Татьяна Марковна почти на руках донесла ее до дому, уложила в свою постель и легла с ней рядом.
Когда Вера, согретая в ее объятиях, тихо заснула, бабушка осторожно встала и, взяв ручную лампу, загородила рукой свет от глаз Веры и несколько минут освещала ее лицо, глядя с умилением на эту бледную, чистую красоту лба, закрытых глаз и на все, точно рукой великого мастера изваянные, чистые и тонкие черты белого мрамора, с глубоким, лежащим в них миром и покоем.
Она поставила лампу, перекрестила спящую, дотронулась губами до ее лба и опустилась на колени у постели.
— Милосердуй над ней! — молилась она почти в исступлении, — и если не исполнилась еще мера гнева Твоего, отведи его от нее — и ударь опять в мою седую голову!..
Долго после молитвы сидела она над спящей, потом тихо легла подле нее и окружила ее голову своими руками. Вера пробуждалась иногда, открывала глаза на бабушку, опять закрывала их и в полусне приникала всё плотнее и плотнее лицом к ее груди, как будто хотела глубже зарыться в ее объятия.
Проходили дни, и с ними опять тишина повисла над Малиновкой. Опять жизнь, задержанная катастрофой, как река порогами, прорвалась сквозь преграду и потекла дальше, ровнее.
Но в этой тишине отсутствовала беспечность. Как на природу внешнюю, так и на людей легла будто осень.
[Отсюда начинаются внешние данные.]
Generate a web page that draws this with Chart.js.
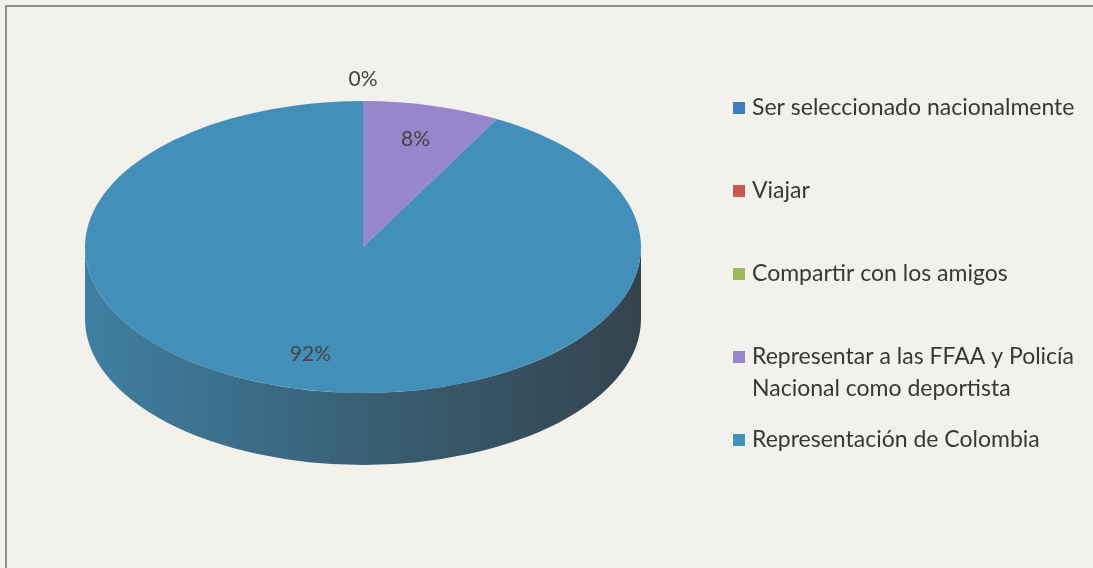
<!DOCTYPE html>
<html>
<head>
<meta charset="utf-8">
<script src="https://cdn.jsdelivr.net/npm/chart.js@4.4.1/dist/chart.umd.min.js"></script>
<style>
  html, body { margin: 0; padding: 0; background: #f2f1ec; overflow: hidden; }
  #wrap { position: relative; width: 1093px; height: 568px; }
  #marco { position: absolute; left: 5px; top: 5px; width: 1100px; height: 600px; border: 2px solid #8e8e8e; box-sizing: border-box; }
  canvas { position: absolute; left: 0; top: 0; }
</style>
</head>
<body>
<div id="wrap">
  <div id="marco"></div>
  <canvas id="grafico" width="1093" height="568"></canvas>
</div>
<script>
// Datos del gráfico
const categorias = [
  'Ser seleccionado nacionalmente',
  'Viajar',
  'Compartir con los amigos',
  'Representar a las FFAA y Policía\nNacional como deportista',
  'Representación de Colombia'
];
const porcentajes = [0, 0, 0, 8, 92];
const colores = ['#3f7cc0', '#c65752', '#9bb85a', '#9786cc', '#4290b9'];

// Parámetros del efecto 3D
const INCLINACION = 0.525;  // radio vertical / radio horizontal
const PROFUNDIDAD = 72;
const CENTRO_Y = 247;
const SOMBRA = [51, 61, 68];

function mezclar(hex, t) {
  const n = parseInt(hex.slice(1), 16);
  const c = [(n >> 16) & 255, (n >> 8) & 255, n & 255];
  return 'rgb(' + c.map((v, i) => Math.round(v * (1 - t) + SOMBRA[i] * t)).join(',') + ')';
}

const pastel3d = {
  id: 'pastel3d',
  beforeDatasetsDraw(chart) {
    const ctx = chart.ctx;
    const arcos = chart.getDatasetMeta(0).data;
    const cx = arcos[0].x, cyc = arcos[0].y, r = arcos[0].outerRadius;
    const ry = r * INCLINACION;

    // pared lateral: solo la mitad frontal (ángulos 0..PI)
    arcos.forEach((arco, i) => {
      const a0 = Math.max(arco.startAngle, 0);
      const a1 = Math.min(arco.endAngle, Math.PI);
      if (a1 <= a0) return;
      const grad = ctx.createLinearGradient(cx - r, 0, cx + r, 0);
      grad.addColorStop(0, mezclar(colores[i], 0.2));
      grad.addColorStop(0.5, mezclar(colores[i], 0.58));
      grad.addColorStop(1, mezclar(colores[i], 0.92));
      ctx.save();
      ctx.beginPath();
      ctx.ellipse(cx, CENTRO_Y, r, ry, 0, a0, a1);
      ctx.lineTo(cx + r * Math.cos(a1), CENTRO_Y + PROFUNDIDAD + ry * Math.sin(a1));
      ctx.ellipse(cx, CENTRO_Y + PROFUNDIDAD, r, ry, 0, a1, a0, true);
      ctx.closePath();
      ctx.fillStyle = grad;
      ctx.fill();
      ctx.restore();
    });

    // la cara superior se aplana con una escala vertical
    ctx.save();
    ctx.translate(0, CENTRO_Y);
    ctx.scale(1, INCLINACION);
    ctx.translate(0, -cyc);
  },
  afterDatasetsDraw(chart) {
    const ctx = chart.ctx;
    ctx.restore();

    const arcos = chart.getDatasetMeta(0).data;
    const total = porcentajes.reduce((a, b) => a + b, 0);
    const usados = new Set();
    ctx.save();
    ctx.font = '21px Lato';
    ctx.fillStyle = '#444';
    ctx.textAlign = 'center';
    ctx.textBaseline = 'middle';
    arcos.forEach((arco, i) => {
      const medio = (arco.startAngle + arco.endAngle) / 2;
      const f = porcentajes[i] === 0 ? 1.15 : 0.76;
      const x = arco.x + f * arco.outerRadius * Math.cos(medio);
      const y = CENTRO_Y + f * arco.outerRadius * INCLINACION * Math.sin(medio);
      const clave = Math.round(x) + ',' + Math.round(y);
      if (usados.has(clave)) return;
      usados.add(clave);
      ctx.fillText(Math.round(porcentajes[i] / total * 100) + '%', x, y);
    });
    ctx.restore();
  }
};

// leyenda dibujada a mano para permitir etiquetas en dos líneas
const leyenda = {
  id: 'leyendaDerecha',
  afterDraw(chart) {
    const ctx = chart.ctx;
    ctx.save();
    ctx.font = '23px Lato';
    ctx.textBaseline = 'middle';
    categorias.forEach((txt, i) => {
      const y = 108 + i * 83;
      ctx.fillStyle = colores[i];
      ctx.fillRect(733, y - 6, 12, 12);
      ctx.fillStyle = '#383838';
      txt.split('\n').forEach((linea, k) => {
        ctx.fillText(linea, 752, y + k * 32);
      });
    });
    ctx.restore();
  }
};

new Chart(document.getElementById('grafico'), {
  type: 'pie',
  data: {
    labels: categorias,
    datasets: [{
      data: porcentajes,
      backgroundColor: colores,
      borderWidth: 0,
      clip: false
    }]
  },
  options: {
    responsive: false,
    animation: false,
    layout: { padding: { left: 85, right: 452, top: 6, bottom: 6 } },
    plugins: {
      legend: { display: false },
      tooltip: { enabled: false }
    }
  },
  plugins: [pastel3d, leyenda]
});
</script>
</body>
</html>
Все были задумчивы, сосредоточенны, молчаливы, от всех отдавало холодом, слетели и с людей, как листья с деревьев, улыбки, смех, радости. Мучительные скорби миновали, но колорит и тоны прежней жизни изменились.
У Веры с бабушкой установилась тесная, безмолвная связь. Они, со времени известного вечера, после взаимной исповеди, хотя и успокоили одна другую, но не вполне успокоились друг за друга, и обе вопросительно, отчасти недоверчиво, смотрели вдаль, опасаясь будущего.
«Переработает ли в себе бабушка всю эту внезапную тревогу, как землетрясение всколыхавшую ее душевный мир?» — спрашивала себя Вера и читала в глазах Татьяны Марковны, привыкает ли она к другой, не прежней Вере и к ожидающей ее новой, неизвестной, а не той судьбе, какую она ей гадала? Не сетует ли бессознательно про себя на ее своевольное ниспровержение своей счастливой, старческой дремоты? Воротится ли к ней когда-нибудь ясность и покой в душу?
А Татьяна Марковна старалась угадывать будущее Веры, боялась, вынесет ли она крест покорного смирения, какой судьба, по ее мнению, налагала как искупление за «грех»? Не подточит ли сломленная гордость и униженное самолюбие ее нежных, молодых сил? Излечима ли ее тоска, не обратилась бы она в хроническую болезнь?